■ DIRECTIONS ■
Pull out the lines running from the one with "Convert this chart to Bokeh code." to the one with "-10.4, -11.6, -12.3, -13.3, -13.9, -14.8, -15.7, -15.85]", inclusive, word for word. Drop any picture.
Start DATA PROVIDED
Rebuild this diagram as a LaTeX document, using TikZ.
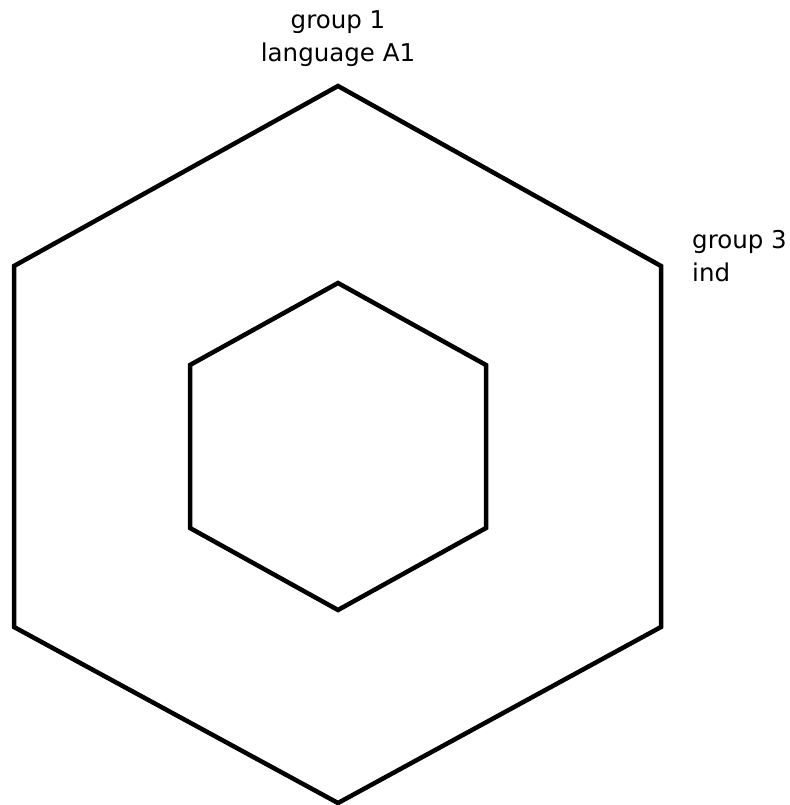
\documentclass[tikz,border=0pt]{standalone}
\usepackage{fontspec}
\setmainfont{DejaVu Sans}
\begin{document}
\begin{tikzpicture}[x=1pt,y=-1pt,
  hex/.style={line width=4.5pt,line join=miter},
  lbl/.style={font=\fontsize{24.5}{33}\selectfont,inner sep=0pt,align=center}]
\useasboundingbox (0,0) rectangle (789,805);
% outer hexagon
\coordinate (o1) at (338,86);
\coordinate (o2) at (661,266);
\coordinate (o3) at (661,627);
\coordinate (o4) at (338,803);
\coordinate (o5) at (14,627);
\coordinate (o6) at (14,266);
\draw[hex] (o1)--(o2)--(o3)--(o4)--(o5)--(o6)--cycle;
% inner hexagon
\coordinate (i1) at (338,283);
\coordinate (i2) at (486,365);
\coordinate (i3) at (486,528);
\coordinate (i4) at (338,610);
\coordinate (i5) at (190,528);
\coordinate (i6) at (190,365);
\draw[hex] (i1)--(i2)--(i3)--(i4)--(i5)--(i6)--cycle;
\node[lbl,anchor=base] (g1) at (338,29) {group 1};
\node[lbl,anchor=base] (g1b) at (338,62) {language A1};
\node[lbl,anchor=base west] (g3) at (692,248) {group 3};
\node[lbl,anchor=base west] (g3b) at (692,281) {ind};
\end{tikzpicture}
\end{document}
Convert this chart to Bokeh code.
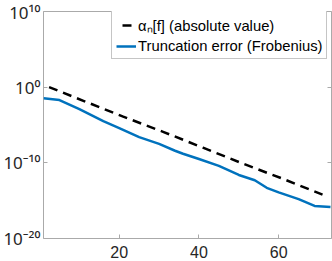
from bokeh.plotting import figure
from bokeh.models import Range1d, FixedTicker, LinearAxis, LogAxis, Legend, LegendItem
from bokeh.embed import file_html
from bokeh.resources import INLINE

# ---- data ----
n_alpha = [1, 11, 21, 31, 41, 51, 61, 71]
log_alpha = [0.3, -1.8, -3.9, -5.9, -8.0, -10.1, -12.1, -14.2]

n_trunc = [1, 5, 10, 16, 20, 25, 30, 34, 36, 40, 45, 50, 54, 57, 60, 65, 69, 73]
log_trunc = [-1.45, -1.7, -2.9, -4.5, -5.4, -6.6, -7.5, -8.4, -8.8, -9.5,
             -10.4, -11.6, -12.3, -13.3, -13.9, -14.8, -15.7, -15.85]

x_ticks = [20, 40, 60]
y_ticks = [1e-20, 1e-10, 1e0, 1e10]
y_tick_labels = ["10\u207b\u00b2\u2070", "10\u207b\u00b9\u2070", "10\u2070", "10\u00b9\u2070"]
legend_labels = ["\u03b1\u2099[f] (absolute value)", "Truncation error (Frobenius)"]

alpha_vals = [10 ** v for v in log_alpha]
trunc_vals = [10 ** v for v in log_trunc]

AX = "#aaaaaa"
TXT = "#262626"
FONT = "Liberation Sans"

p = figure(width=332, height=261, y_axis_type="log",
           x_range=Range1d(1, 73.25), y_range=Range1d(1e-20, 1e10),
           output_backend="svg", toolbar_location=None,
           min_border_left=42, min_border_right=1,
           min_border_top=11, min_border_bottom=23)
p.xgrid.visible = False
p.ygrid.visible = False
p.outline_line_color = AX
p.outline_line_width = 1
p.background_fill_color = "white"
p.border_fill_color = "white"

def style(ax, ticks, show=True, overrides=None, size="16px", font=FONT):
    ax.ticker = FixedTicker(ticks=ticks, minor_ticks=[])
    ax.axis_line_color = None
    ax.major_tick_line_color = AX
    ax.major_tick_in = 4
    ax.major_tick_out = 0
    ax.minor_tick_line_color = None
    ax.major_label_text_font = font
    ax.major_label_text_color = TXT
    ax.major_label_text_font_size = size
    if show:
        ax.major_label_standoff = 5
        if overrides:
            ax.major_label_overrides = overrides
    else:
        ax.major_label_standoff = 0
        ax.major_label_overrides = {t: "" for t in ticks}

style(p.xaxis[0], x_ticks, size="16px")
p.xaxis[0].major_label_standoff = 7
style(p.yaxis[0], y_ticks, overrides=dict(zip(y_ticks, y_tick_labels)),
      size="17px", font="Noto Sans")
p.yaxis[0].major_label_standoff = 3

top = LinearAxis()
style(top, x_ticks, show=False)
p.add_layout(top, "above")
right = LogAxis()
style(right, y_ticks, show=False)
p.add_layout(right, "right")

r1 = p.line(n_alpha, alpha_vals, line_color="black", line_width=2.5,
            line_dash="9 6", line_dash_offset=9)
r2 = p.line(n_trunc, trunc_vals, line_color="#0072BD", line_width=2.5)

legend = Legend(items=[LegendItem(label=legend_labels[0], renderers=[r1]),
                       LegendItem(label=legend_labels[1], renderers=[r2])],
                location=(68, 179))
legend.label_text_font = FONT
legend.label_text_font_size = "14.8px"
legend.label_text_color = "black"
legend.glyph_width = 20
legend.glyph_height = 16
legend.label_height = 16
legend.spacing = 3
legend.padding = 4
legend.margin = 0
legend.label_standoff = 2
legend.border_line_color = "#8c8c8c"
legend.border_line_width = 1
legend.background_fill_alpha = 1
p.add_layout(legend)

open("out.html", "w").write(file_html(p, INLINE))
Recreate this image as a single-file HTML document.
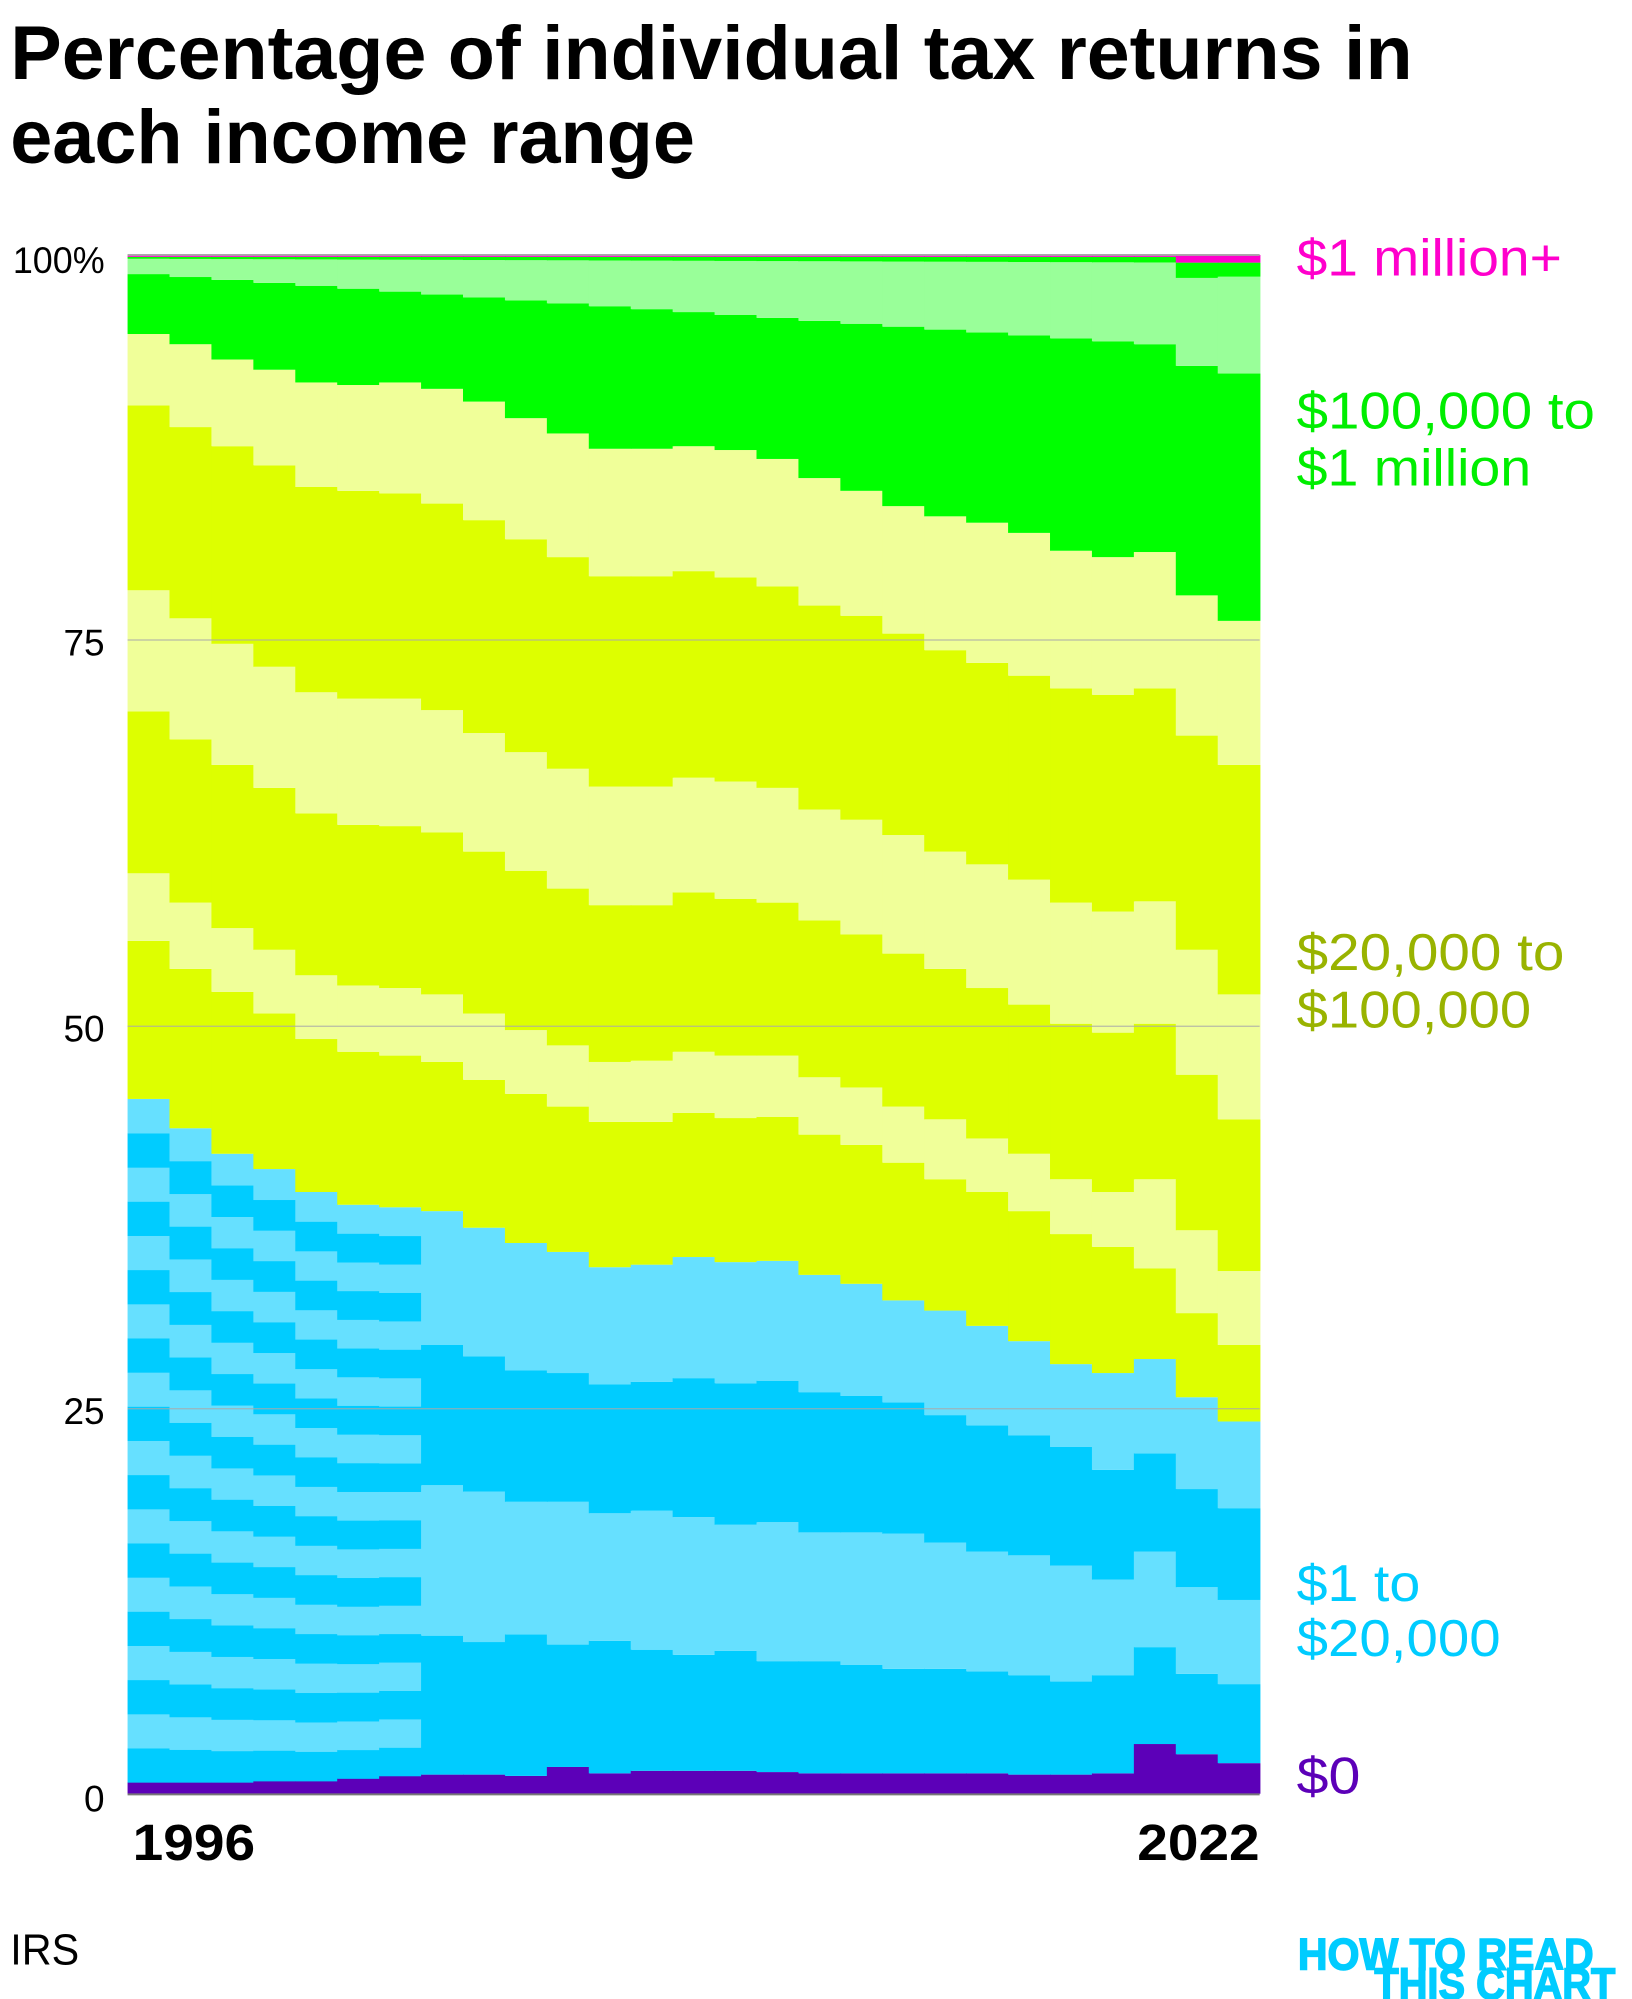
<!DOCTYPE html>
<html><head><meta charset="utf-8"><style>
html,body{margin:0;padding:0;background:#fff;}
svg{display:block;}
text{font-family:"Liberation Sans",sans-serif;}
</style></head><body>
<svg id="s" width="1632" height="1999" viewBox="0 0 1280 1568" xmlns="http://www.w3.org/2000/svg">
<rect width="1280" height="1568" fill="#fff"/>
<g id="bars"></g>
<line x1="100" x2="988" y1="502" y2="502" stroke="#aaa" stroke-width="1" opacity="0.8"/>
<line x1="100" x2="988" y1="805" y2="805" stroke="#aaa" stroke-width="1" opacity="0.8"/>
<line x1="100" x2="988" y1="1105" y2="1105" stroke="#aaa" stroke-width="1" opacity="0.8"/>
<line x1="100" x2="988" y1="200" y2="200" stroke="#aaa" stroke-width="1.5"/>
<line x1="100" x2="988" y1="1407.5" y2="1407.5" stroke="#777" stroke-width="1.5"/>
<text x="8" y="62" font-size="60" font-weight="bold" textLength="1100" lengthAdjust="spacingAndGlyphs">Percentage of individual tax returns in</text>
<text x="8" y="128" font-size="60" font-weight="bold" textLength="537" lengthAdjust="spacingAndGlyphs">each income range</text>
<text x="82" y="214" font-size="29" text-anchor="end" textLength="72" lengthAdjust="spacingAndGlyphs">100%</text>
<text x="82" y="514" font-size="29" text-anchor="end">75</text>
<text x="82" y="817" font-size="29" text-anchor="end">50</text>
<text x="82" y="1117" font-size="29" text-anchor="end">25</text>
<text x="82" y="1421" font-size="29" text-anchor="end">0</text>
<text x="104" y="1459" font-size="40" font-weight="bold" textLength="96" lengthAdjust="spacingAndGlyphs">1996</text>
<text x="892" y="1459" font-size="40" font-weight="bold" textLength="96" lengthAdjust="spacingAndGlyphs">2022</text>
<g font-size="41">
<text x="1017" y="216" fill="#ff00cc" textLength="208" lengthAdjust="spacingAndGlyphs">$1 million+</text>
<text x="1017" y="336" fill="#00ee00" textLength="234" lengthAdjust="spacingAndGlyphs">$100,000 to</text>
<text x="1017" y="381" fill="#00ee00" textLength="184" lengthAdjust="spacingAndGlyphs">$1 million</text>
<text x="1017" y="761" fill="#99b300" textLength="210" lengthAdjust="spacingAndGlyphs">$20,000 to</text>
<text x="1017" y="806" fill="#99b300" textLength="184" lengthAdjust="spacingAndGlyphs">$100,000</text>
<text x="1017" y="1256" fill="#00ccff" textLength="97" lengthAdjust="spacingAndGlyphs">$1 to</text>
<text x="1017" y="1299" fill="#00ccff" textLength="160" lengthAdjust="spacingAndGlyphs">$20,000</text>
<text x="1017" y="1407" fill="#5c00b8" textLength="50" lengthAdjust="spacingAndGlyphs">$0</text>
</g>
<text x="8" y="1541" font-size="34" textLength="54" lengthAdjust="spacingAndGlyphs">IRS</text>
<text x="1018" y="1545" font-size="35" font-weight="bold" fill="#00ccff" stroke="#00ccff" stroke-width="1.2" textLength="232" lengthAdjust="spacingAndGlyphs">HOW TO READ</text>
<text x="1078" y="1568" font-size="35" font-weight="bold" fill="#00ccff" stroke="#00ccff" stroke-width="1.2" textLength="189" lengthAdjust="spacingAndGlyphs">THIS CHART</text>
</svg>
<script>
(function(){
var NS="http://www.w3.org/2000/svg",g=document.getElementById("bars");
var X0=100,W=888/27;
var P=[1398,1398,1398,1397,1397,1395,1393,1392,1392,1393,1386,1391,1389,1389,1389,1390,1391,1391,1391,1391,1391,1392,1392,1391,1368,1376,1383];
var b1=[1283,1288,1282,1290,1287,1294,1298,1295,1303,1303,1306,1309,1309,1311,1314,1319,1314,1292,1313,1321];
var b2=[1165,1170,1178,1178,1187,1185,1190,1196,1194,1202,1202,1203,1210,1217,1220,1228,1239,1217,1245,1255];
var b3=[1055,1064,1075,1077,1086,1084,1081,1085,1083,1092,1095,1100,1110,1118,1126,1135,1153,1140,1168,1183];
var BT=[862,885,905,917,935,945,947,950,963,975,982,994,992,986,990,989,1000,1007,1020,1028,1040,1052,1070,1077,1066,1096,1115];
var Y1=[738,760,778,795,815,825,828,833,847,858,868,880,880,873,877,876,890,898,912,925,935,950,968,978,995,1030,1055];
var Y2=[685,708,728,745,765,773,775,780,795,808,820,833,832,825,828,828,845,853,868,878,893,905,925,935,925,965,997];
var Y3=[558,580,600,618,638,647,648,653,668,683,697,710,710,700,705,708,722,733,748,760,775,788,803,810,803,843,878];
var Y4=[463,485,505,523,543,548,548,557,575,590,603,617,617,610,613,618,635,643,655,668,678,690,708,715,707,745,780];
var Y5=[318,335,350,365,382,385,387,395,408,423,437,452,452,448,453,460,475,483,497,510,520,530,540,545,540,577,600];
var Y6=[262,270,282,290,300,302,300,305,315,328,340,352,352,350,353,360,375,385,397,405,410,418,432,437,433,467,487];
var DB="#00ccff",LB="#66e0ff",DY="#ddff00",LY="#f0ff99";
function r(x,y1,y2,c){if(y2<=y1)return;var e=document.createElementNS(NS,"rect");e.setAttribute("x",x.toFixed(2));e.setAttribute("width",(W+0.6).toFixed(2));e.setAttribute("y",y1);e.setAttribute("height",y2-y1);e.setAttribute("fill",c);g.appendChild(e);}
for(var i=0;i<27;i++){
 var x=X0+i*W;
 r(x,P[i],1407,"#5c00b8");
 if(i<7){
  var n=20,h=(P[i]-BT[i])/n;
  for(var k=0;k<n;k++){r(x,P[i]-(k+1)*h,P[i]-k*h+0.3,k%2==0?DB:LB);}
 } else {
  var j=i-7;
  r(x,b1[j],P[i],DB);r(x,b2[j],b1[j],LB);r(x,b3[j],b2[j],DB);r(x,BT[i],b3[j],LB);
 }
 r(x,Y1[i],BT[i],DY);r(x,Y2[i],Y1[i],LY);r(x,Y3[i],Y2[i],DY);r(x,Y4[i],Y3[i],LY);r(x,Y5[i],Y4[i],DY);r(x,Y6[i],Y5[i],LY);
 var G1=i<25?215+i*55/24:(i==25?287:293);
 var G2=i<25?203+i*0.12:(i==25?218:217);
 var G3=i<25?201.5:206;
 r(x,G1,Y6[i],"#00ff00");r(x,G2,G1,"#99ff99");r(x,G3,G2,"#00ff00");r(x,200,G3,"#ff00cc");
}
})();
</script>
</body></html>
End DATA PROVIDED
■ TASK RESPONSE ■
Convert this chart to Bokeh code.
from bokeh.plotting import figure
from bokeh.models import Range1d, FixedTicker, LinearAxis, LogAxis, Legend, LegendItem
from bokeh.embed import file_html
from bokeh.resources import INLINE

# ---- data ----
n_alpha = [1, 11, 21, 31, 41, 51, 61, 71]
log_alpha = [0.3, -1.8, -3.9, -5.9, -8.0, -10.1, -12.1, -14.2]

n_trunc = [1, 5, 10, 16, 20, 25, 30, 34, 36, 40, 45, 50, 54, 57, 60, 65, 69, 73]
log_trunc = [-1.45, -1.7, -2.9, -4.5, -5.4, -6.6, -7.5, -8.4, -8.8, -9.5,
             -10.4, -11.6, -12.3, -13.3, -13.9, -14.8, -15.7, -15.85]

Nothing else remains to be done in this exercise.